→ **Available records**:
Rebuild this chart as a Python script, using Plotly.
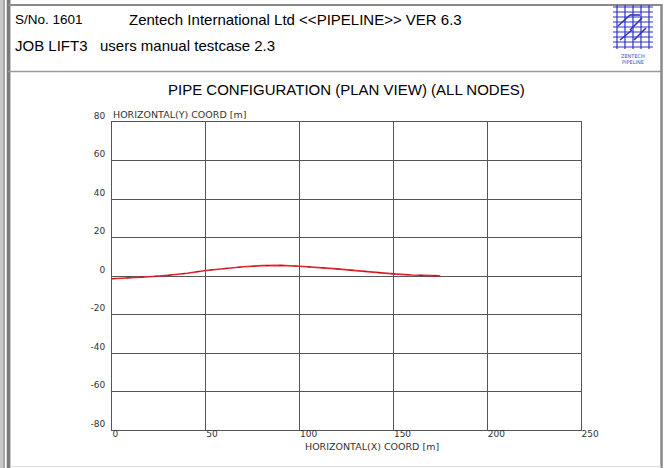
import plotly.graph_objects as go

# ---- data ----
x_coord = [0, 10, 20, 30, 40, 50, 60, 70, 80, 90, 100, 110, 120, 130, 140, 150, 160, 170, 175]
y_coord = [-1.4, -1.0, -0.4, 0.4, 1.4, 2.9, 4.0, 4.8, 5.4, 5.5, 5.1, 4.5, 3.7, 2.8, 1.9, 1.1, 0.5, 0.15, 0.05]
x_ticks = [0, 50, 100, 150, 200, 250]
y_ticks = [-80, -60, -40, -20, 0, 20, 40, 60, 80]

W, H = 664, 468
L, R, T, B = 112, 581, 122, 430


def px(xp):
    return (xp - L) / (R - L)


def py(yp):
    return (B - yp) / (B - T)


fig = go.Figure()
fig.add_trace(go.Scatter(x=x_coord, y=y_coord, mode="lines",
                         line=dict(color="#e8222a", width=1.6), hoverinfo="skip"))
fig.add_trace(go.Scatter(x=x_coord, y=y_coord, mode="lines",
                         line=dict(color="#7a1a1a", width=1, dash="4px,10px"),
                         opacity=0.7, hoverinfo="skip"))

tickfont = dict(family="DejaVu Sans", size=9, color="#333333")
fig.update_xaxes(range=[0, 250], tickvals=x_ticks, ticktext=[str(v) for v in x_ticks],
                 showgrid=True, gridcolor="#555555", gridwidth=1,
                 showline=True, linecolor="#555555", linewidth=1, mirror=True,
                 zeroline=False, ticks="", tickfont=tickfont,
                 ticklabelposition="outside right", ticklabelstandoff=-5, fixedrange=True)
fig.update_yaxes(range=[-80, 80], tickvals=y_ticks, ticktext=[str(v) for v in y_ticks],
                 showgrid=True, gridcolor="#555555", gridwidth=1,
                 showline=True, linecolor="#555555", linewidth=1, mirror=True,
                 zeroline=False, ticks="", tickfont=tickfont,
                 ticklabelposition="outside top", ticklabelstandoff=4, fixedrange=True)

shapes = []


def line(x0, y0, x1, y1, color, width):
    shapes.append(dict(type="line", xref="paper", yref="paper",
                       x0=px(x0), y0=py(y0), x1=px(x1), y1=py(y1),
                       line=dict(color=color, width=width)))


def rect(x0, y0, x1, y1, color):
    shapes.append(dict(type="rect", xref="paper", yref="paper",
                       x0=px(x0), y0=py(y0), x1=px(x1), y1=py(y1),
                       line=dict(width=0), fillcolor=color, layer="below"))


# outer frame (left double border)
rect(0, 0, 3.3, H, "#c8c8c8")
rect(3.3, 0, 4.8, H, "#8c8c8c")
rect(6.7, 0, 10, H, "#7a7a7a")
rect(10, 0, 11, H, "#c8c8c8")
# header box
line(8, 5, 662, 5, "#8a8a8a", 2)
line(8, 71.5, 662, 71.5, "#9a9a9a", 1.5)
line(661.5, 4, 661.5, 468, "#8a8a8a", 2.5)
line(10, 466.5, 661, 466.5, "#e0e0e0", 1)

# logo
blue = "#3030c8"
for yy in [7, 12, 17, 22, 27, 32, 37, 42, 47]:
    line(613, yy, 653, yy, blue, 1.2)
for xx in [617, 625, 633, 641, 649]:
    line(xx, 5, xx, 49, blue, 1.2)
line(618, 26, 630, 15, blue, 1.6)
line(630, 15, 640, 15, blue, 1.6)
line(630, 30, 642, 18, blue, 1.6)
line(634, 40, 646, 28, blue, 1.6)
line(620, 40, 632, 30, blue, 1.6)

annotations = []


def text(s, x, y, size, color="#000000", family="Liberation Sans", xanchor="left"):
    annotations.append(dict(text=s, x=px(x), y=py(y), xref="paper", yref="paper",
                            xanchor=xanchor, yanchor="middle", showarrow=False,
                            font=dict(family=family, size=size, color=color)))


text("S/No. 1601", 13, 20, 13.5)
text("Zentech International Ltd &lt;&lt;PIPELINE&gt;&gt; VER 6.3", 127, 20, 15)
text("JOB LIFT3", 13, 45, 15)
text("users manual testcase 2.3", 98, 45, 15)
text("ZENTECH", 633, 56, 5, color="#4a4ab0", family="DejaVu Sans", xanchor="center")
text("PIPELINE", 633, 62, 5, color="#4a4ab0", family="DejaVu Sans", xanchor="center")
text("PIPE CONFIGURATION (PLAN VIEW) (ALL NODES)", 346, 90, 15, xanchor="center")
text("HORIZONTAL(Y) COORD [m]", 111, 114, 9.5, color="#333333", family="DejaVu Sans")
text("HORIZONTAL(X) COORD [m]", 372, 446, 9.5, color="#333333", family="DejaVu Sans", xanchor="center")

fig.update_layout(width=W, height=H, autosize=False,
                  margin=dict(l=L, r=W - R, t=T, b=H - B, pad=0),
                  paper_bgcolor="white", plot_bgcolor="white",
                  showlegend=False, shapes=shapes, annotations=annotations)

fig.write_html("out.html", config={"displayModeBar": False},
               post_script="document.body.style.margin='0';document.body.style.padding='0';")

* * *

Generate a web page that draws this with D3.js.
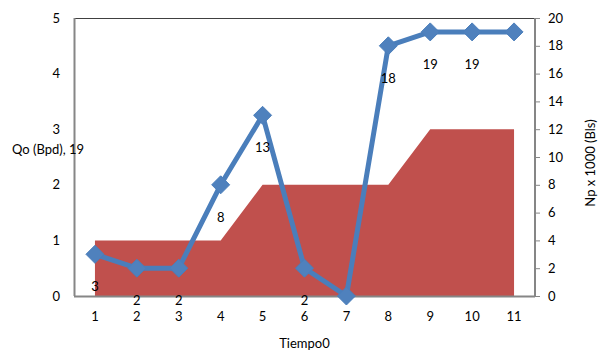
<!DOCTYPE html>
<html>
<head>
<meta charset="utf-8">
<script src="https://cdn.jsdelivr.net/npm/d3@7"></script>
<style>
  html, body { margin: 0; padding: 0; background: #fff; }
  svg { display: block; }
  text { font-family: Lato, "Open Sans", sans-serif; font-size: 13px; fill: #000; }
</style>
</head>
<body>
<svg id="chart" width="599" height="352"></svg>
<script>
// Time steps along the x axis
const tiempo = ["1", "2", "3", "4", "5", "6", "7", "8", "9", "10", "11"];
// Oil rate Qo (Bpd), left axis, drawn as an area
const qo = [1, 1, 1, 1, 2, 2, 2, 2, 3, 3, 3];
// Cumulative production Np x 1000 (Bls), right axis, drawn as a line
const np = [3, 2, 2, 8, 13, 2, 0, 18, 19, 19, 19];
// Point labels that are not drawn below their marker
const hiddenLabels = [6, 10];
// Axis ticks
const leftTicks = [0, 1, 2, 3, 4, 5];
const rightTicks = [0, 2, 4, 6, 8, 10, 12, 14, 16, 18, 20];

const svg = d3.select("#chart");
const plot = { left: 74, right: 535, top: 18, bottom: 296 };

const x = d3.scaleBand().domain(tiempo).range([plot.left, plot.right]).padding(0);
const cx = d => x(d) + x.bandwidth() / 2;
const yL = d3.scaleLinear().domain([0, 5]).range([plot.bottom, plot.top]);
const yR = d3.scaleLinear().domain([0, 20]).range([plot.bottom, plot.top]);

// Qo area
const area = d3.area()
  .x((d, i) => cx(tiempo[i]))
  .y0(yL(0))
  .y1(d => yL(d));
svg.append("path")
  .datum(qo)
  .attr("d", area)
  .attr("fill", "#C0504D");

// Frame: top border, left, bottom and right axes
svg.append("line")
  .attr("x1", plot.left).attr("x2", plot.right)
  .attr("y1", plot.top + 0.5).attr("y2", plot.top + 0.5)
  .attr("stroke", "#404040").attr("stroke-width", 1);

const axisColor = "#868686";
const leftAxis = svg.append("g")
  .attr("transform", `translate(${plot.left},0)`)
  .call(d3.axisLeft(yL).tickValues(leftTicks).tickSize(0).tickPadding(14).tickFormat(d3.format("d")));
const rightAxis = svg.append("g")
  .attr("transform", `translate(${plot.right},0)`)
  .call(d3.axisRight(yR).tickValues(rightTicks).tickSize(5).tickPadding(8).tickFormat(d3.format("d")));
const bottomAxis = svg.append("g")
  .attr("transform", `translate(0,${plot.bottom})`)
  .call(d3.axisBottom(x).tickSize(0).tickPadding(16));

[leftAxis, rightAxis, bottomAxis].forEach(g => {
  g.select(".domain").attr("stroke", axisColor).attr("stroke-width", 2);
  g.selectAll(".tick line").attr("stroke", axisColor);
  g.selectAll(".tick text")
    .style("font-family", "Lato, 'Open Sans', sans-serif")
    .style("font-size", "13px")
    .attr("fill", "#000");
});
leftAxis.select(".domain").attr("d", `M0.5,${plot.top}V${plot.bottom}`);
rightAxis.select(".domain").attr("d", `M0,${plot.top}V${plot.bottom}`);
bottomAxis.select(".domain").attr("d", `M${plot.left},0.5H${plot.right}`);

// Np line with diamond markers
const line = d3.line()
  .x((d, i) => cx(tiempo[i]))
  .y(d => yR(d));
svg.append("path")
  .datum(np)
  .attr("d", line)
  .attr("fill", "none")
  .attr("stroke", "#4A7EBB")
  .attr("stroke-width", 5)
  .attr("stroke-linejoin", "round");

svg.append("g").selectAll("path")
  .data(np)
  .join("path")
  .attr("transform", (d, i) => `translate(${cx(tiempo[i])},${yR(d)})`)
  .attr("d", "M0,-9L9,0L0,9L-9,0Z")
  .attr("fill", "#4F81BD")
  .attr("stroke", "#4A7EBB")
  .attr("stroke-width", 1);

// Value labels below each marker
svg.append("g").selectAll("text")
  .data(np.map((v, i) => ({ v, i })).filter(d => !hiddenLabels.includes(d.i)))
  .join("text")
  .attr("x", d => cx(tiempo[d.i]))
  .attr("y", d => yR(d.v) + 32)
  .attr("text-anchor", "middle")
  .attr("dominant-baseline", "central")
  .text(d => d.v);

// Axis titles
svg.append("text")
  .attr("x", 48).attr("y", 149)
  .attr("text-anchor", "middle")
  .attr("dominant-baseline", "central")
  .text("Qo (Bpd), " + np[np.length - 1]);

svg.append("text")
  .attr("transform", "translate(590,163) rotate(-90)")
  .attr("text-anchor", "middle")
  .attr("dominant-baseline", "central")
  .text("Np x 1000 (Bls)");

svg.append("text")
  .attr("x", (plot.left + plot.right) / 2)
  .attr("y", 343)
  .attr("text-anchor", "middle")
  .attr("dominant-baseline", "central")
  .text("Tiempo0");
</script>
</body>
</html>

--

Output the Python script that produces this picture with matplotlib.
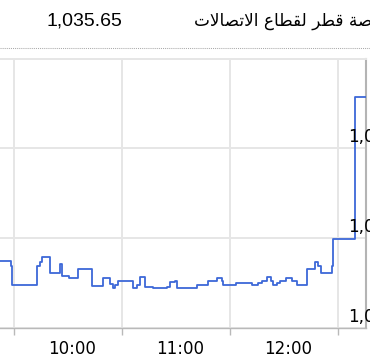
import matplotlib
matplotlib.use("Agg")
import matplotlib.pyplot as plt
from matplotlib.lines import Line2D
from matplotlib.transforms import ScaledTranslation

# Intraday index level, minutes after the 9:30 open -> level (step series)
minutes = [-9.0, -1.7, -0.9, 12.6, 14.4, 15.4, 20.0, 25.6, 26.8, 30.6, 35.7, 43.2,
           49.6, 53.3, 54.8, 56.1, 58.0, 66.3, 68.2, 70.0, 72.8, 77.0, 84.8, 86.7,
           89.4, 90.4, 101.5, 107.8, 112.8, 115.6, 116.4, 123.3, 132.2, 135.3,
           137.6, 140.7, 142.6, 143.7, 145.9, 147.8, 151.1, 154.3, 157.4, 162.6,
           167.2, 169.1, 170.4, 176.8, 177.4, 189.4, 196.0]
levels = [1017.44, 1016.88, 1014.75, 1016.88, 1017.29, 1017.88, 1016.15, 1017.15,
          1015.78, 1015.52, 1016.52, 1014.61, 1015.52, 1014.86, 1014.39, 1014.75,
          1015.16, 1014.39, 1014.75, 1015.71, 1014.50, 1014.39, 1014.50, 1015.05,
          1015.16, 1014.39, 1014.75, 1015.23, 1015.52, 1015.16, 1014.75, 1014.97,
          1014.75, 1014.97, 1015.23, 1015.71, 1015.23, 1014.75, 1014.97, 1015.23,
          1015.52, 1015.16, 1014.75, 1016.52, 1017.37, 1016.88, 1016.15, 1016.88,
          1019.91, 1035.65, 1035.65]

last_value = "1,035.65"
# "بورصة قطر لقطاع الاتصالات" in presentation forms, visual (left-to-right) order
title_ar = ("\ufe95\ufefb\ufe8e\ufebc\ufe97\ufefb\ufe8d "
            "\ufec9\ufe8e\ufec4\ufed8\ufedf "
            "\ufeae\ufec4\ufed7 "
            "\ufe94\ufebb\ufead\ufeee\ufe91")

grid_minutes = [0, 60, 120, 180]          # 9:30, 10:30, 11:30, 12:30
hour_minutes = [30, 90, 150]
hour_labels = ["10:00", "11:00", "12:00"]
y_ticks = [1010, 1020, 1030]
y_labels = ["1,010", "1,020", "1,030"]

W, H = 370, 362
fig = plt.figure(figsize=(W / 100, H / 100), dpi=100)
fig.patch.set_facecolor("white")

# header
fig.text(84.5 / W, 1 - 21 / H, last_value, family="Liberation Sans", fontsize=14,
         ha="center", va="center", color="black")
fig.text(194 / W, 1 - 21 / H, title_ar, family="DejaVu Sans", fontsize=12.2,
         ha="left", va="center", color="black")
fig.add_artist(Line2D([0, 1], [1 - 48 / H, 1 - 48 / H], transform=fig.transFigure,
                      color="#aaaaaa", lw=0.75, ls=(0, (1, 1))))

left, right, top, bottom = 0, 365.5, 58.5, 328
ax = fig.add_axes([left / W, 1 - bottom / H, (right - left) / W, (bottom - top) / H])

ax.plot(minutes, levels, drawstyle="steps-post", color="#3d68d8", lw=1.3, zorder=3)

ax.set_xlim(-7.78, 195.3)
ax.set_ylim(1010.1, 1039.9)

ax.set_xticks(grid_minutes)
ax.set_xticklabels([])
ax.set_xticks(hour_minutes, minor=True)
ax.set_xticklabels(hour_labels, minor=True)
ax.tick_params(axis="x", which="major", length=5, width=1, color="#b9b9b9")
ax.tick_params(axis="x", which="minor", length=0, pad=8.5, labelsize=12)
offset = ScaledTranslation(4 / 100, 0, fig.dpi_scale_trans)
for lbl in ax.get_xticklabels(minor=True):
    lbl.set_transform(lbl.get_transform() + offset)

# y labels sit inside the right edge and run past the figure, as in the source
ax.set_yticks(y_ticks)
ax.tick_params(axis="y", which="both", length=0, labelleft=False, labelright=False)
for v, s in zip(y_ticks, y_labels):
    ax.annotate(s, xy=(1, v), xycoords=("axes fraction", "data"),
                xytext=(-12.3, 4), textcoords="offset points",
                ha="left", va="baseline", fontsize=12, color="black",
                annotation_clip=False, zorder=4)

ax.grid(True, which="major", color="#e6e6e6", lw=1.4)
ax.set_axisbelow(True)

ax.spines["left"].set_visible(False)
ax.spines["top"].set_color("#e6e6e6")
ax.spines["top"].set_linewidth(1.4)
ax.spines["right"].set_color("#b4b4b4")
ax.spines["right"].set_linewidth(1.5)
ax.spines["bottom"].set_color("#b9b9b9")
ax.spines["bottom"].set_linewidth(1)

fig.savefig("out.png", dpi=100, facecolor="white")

→ **Your goal**: Write out the lines from the one containing "Rebuild this chart" down to the one containing "import plotly.graph_objects as go", both included, exactly as they appear. Leave out any pictures.

→ **Answer to the task**:
Rebuild this chart as a Python script, using Plotly.
import plotly.graph_objects as go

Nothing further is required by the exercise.